Houston we have a surplus

The Government's financial statements released today showed our first surplus since the Global Financial Crisis struck – $414 million.

This is psychologically important. Economically there's not a big difference between a $400 million surplus and when you have revenue of $95 billion. But it continues a trend of fiscal discipline which has paid off.

Also Andrew Little claimed somewhat hysterically that a failure to achieve surplus would be the biggest political betrayal or deception of his lifetime. So does this mean it is the biggest kept promise of his lifetime?

Note that this is the OBEGAL surplus. It excludes stuff such as Reserve Bank dividends and financial market revaluations. If you include that there is a surplus of $5.7 billion. But the OBEGAL is the important one.

None of our major comparative countries such as Australia, Canada, the Euro zone, UK and the US are back in surplus.  In they all have significant deficits and are only projected to reach surplus around 2020.

Just four years ago the deficit was almost $20 billion. But the story actually goes back to 2008. Labour had ramped up spending by so much, that when the GFC hit, the forecast wasn't just for a decade of deficits, but as the chart from the 2008 DEFU shows, a permanent structural deficit. That means never getting back to surplus, and just borrowing endlessly. The forecast was that even as far out as 2023, we would have a deficit of around 2% of GDP (around $5 billion) but possibly as high as 4% of GDP.

So how has the deficit been eliminated? Well core crown expenses have increased by only $2.2 billion since 2011, while revenue has increased by $15.1 billion thanks to a growing economy. This is what Governments need to do – have expenditure grow slower than the economy.

Core crown expenses were forecast in 2008 DEFU to be 35% of GDP and they have ended up being 30% of GDP. That is a huge amount of fiscal restraint – in nominal terms that is spending $12.5 billion a year lower than forecast.

And this includes spending $12.9 billion (net of reinsurance) on Canterbury earthquake recovery

This is due to some policy changes (Kiwisaver subsidies) and some general fiscal restraint with much lower allowances for new initiatives, and a big focus in the public sector on reprioritising spending rather than getting new funding.

Does anyone seriously think Labour would have got spending down to 30% of GDP? They opposed pretty much every policy change and every piece of fiscal restraint. In their last three years of office Labour increased core crown expenses by $17.5 billion.
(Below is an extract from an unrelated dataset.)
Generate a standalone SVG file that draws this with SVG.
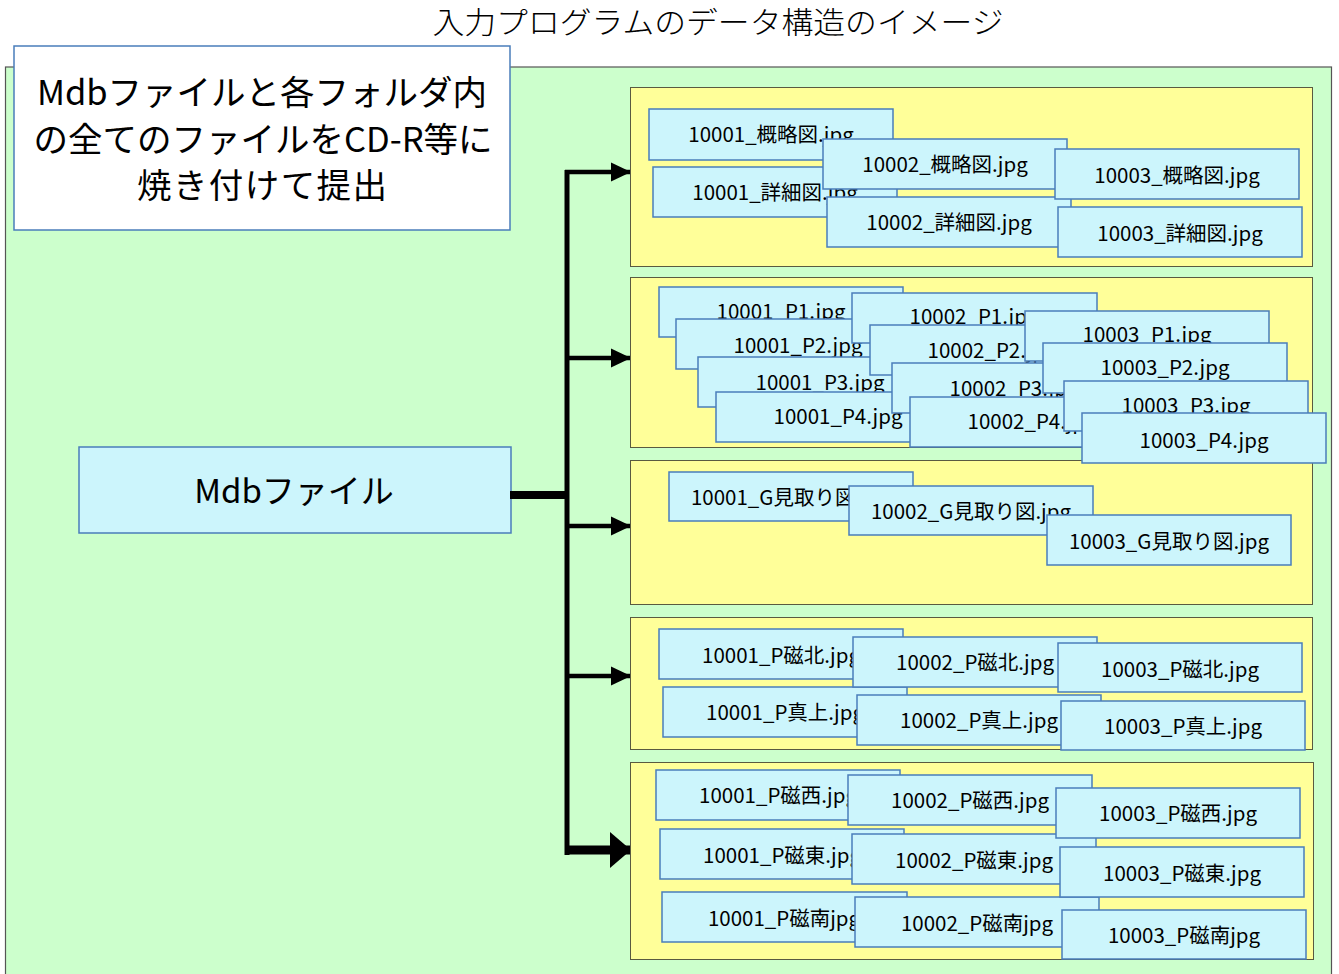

The 2008 DEFU forecast gross debt reaching 57% of GDP (in 2023) and net debt 47%. Instead it looks like it will peak at around 36% gross and 25% net. That is around $55 billion less debt.

But this is not the end of fiscal restraint, but only the beginning of the end.

The weaker economy means a surplus for this current year is not guaranteed. There is no room for a big spend up. Core crown expenditure should grow no faster than the economy so that it reduces as a percentage of GDP. I think 25% would be a good target – that would allow significant tax relief (and people get taxed more as inflation pushes them up the tax brackets).

So it is good to see a surplus as the outcome of fiscal discipline. But we need the discipline to continue. I will reveal later this week an estimate of how much extra spending would have been incurred if the Government did everything opposition MPs and lobby groups had demanded in terms of extra spending.

The other focus for the Government needs to be further reforms, to boost the economy. Keeping a lid of spending is necessary, but not sufficient by itself.